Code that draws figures
..............................

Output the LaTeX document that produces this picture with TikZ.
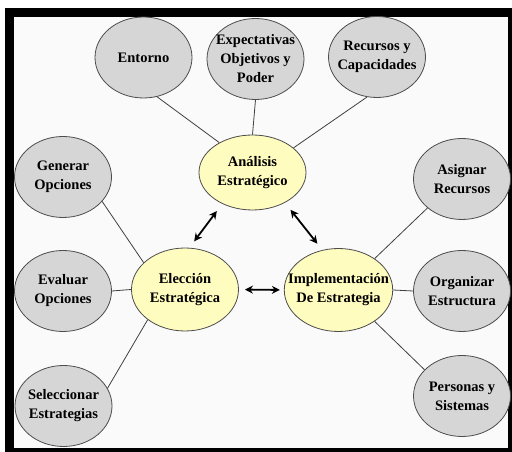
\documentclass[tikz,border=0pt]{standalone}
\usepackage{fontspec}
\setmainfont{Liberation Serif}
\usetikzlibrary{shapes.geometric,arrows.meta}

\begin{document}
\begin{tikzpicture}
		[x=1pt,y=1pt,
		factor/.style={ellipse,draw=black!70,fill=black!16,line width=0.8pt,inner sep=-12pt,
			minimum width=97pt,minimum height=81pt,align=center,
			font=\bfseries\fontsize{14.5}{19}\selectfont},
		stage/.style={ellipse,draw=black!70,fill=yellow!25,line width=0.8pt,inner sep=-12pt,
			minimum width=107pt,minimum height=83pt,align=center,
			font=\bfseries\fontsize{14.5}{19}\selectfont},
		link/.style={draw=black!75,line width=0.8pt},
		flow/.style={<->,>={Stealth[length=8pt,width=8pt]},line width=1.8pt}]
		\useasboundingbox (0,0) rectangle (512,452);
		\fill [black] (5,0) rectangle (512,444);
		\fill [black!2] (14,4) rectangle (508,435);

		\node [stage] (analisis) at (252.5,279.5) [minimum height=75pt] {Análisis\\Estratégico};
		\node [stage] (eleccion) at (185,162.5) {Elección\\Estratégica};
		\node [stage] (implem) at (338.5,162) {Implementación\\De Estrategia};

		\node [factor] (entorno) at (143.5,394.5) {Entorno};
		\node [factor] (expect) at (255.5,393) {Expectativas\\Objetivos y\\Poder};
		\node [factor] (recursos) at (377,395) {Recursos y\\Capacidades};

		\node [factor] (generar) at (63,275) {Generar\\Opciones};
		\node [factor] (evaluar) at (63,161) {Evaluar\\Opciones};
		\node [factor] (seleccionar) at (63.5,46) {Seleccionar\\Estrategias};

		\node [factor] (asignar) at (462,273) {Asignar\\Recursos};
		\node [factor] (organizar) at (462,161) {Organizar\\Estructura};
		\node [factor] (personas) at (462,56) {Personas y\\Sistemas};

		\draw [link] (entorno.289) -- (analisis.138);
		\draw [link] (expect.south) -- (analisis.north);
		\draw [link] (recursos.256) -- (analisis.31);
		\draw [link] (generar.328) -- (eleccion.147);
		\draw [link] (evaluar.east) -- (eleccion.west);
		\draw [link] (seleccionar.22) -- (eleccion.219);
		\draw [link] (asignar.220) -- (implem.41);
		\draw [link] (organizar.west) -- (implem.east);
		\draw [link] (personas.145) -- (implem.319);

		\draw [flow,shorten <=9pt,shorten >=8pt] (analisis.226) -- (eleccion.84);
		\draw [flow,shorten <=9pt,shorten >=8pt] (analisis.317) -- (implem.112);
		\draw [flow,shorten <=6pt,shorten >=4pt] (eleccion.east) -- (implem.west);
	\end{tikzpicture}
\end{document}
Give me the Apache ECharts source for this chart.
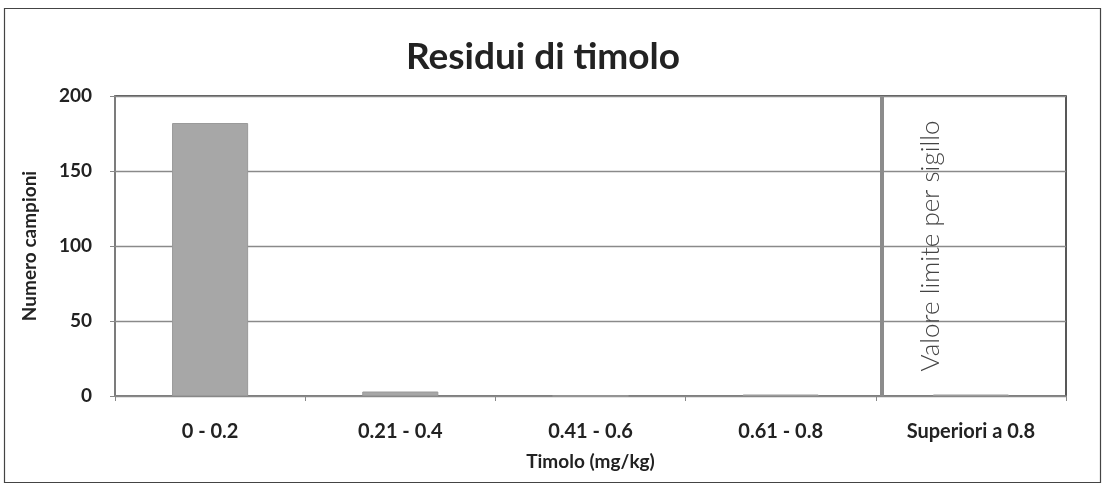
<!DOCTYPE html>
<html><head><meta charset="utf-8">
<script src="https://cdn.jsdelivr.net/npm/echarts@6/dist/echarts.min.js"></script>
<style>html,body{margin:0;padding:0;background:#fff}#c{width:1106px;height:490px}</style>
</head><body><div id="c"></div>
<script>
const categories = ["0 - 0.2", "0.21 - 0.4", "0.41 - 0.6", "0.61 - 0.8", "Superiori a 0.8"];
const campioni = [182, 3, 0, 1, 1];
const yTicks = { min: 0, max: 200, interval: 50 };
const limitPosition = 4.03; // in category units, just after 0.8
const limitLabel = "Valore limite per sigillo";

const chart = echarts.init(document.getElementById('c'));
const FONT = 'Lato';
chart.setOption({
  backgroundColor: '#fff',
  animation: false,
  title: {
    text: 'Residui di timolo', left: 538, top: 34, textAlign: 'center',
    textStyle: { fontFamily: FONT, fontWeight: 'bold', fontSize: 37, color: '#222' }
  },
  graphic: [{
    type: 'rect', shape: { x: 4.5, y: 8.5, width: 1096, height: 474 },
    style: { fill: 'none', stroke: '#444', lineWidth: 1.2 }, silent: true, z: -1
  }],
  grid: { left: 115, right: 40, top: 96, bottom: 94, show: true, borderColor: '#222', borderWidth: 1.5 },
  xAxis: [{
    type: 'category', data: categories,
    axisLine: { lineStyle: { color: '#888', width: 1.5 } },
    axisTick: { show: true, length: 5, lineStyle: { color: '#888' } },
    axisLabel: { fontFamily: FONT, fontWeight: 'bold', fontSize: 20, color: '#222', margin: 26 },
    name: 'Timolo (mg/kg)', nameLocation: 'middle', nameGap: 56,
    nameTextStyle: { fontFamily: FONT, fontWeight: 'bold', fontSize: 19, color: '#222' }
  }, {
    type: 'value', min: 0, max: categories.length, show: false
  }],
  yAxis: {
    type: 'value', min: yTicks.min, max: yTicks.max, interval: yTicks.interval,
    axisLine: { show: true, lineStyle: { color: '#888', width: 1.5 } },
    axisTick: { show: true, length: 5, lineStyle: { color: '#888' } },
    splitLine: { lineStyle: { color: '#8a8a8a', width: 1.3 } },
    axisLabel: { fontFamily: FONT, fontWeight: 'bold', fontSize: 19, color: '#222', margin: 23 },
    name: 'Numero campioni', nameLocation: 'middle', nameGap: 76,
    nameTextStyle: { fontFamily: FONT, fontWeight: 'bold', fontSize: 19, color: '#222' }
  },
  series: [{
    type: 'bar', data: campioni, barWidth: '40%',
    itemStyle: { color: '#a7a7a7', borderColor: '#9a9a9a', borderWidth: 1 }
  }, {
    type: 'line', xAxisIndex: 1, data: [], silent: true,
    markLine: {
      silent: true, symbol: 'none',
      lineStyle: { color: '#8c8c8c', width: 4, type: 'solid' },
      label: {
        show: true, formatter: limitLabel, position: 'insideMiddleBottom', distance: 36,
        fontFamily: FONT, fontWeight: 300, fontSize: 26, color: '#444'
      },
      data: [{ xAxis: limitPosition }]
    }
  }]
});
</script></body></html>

..............................

Your goal :: Report how many lines of the data hold the string "this"; give only the number.

Output :: 2